- [Written task]:
Reproduce exactly only the lines from the line that holds "Convert this chart to matplotlib code." to the line that holds "pad=14, labelsize=14.2, labelcolor=szary)", inclusive, in the listing below, and please leave out every picture.

- [Extracted records]:
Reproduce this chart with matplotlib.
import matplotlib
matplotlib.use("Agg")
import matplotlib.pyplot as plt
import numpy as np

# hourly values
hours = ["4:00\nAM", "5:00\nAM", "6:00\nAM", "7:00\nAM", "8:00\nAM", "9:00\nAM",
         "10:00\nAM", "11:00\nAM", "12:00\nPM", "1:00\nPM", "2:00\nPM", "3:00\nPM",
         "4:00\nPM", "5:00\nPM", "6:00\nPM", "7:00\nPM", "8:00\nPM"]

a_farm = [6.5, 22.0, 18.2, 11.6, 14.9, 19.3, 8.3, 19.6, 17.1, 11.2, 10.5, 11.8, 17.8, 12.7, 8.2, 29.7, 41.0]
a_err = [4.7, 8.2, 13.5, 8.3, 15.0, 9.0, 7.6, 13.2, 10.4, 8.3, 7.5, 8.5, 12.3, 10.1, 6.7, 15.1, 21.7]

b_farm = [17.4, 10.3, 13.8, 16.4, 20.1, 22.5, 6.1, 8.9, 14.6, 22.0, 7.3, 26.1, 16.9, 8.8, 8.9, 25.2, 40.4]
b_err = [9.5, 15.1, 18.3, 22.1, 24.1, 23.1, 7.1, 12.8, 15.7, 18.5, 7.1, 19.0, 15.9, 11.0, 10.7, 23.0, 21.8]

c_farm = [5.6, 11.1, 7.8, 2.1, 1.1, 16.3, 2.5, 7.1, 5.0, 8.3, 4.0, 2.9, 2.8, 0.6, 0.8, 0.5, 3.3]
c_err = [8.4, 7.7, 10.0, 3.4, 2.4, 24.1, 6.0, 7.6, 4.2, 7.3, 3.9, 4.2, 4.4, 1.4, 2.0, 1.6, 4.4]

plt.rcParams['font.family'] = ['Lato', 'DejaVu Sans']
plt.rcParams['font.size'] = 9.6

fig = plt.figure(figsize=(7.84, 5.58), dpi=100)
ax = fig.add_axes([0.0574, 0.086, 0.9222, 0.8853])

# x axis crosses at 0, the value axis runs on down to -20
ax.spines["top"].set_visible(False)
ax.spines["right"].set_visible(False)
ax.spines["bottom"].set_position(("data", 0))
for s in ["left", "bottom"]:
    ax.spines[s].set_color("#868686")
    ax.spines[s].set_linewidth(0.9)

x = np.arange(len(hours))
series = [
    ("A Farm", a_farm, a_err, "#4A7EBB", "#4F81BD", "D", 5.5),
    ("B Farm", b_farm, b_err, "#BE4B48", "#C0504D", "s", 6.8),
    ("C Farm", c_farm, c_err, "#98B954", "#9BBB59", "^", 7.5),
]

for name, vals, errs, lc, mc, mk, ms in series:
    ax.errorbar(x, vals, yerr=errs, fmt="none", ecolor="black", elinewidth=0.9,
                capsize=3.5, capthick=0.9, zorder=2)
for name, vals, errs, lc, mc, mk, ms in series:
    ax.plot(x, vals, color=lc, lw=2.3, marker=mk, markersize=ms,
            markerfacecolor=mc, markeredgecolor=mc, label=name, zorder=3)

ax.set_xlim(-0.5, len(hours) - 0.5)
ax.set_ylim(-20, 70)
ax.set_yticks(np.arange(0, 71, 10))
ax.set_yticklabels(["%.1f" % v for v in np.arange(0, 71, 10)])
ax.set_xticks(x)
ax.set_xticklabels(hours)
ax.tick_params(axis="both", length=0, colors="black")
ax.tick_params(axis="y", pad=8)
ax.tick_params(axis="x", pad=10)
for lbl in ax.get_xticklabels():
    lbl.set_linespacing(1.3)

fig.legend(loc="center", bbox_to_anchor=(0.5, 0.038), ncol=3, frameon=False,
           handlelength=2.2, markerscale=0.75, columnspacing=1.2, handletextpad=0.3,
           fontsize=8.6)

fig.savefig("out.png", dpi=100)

==

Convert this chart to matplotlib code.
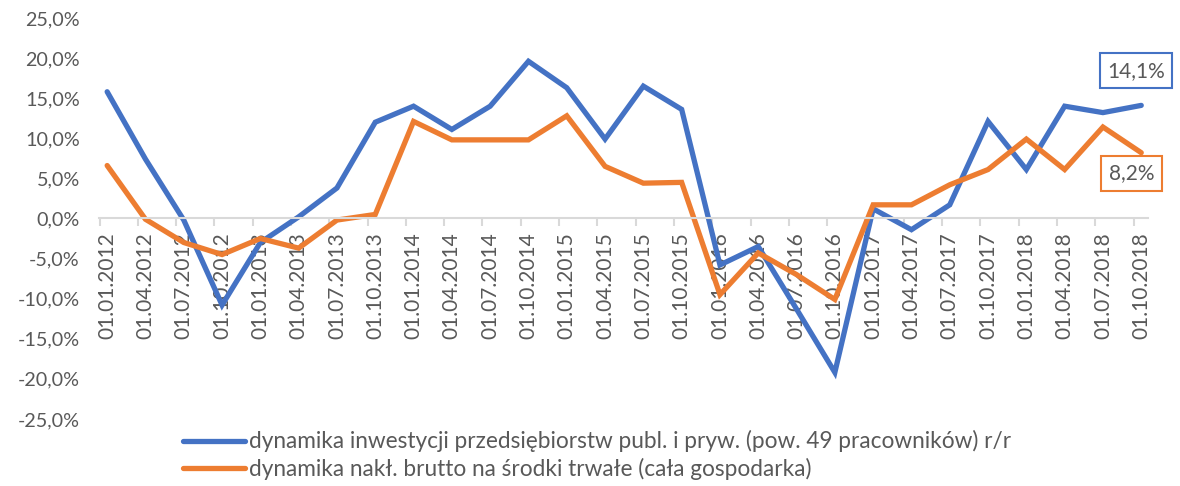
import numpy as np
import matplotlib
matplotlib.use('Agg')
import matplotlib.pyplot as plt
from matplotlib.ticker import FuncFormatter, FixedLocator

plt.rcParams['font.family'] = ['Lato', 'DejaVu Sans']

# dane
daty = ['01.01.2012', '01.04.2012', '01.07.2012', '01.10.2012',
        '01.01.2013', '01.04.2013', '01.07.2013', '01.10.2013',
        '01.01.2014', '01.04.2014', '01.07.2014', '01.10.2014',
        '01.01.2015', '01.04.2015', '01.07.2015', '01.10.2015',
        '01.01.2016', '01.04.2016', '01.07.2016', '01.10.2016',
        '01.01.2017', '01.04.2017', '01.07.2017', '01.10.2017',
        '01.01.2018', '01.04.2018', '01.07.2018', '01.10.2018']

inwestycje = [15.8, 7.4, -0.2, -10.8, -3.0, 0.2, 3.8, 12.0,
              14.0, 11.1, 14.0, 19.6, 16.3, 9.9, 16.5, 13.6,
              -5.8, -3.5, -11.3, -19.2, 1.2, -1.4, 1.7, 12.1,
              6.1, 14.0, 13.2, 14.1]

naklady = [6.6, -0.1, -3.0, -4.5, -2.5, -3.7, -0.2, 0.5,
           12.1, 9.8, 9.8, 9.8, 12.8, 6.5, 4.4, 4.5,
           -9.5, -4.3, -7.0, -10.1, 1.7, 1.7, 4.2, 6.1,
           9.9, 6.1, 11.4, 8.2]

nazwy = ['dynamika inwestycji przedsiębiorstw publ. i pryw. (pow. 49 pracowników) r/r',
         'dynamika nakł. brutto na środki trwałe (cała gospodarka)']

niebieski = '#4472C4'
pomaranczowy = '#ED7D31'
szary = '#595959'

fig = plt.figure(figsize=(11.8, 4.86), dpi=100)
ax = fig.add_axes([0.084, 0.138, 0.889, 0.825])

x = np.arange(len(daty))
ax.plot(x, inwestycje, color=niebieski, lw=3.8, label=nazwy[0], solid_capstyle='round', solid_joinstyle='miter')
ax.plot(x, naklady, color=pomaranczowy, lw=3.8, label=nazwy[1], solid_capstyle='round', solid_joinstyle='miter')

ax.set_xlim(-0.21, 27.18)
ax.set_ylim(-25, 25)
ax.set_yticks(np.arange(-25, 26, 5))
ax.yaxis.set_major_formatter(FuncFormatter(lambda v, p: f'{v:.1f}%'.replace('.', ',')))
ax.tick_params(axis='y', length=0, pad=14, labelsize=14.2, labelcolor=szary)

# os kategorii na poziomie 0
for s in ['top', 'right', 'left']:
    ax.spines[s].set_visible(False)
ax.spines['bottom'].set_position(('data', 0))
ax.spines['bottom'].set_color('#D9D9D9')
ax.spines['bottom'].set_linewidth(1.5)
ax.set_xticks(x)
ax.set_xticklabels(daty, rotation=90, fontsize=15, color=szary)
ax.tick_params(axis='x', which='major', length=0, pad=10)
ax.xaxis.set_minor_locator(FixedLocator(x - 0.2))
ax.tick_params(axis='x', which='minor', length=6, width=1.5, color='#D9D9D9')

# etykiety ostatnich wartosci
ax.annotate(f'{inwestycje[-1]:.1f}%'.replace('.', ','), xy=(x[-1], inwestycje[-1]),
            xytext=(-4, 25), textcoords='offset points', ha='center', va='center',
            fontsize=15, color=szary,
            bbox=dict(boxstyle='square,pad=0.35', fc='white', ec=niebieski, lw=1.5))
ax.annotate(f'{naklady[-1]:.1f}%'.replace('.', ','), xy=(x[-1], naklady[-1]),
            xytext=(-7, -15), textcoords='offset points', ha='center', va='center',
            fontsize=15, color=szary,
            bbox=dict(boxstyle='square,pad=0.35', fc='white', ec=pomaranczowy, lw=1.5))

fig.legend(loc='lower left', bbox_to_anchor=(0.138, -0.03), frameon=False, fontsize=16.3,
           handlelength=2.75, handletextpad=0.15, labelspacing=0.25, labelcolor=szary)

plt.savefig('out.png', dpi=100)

- [Completed task]:
Convert this chart to matplotlib code.
import numpy as np
import matplotlib
matplotlib.use('Agg')
import matplotlib.pyplot as plt
from matplotlib.ticker import FuncFormatter, FixedLocator

plt.rcParams['font.family'] = ['Lato', 'DejaVu Sans']

# dane
daty = ['01.01.2012', '01.04.2012', '01.07.2012', '01.10.2012',
        '01.01.2013', '01.04.2013', '01.07.2013', '01.10.2013',
        '01.01.2014', '01.04.2014', '01.07.2014', '01.10.2014',
        '01.01.2015', '01.04.2015', '01.07.2015', '01.10.2015',
        '01.01.2016', '01.04.2016', '01.07.2016', '01.10.2016',
        '01.01.2017', '01.04.2017', '01.07.2017', '01.10.2017',
        '01.01.2018', '01.04.2018', '01.07.2018', '01.10.2018']

inwestycje = [15.8, 7.4, -0.2, -10.8, -3.0, 0.2, 3.8, 12.0,
              14.0, 11.1, 14.0, 19.6, 16.3, 9.9, 16.5, 13.6,
              -5.8, -3.5, -11.3, -19.2, 1.2, -1.4, 1.7, 12.1,
              6.1, 14.0, 13.2, 14.1]

naklady = [6.6, -0.1, -3.0, -4.5, -2.5, -3.7, -0.2, 0.5,
           12.1, 9.8, 9.8, 9.8, 12.8, 6.5, 4.4, 4.5,
           -9.5, -4.3, -7.0, -10.1, 1.7, 1.7, 4.2, 6.1,
           9.9, 6.1, 11.4, 8.2]

nazwy = ['dynamika inwestycji przedsiębiorstw publ. i pryw. (pow. 49 pracowników) r/r',
         'dynamika nakł. brutto na środki trwałe (cała gospodarka)']

niebieski = '#4472C4'
pomaranczowy = '#ED7D31'
szary = '#595959'

fig = plt.figure(figsize=(11.8, 4.86), dpi=100)
ax = fig.add_axes([0.084, 0.138, 0.889, 0.825])

x = np.arange(len(daty))
ax.plot(x, inwestycje, color=niebieski, lw=3.8, label=nazwy[0], solid_capstyle='round', solid_joinstyle='miter')
ax.plot(x, naklady, color=pomaranczowy, lw=3.8, label=nazwy[1], solid_capstyle='round', solid_joinstyle='miter')

ax.set_xlim(-0.21, 27.18)
ax.set_ylim(-25, 25)
ax.set_yticks(np.arange(-25, 26, 5))
ax.yaxis.set_major_formatter(FuncFormatter(lambda v, p: f'{v:.1f}%'.replace('.', ',')))
ax.tick_params(axis='y', length=0, pad=14, labelsize=14.2, labelcolor=szary)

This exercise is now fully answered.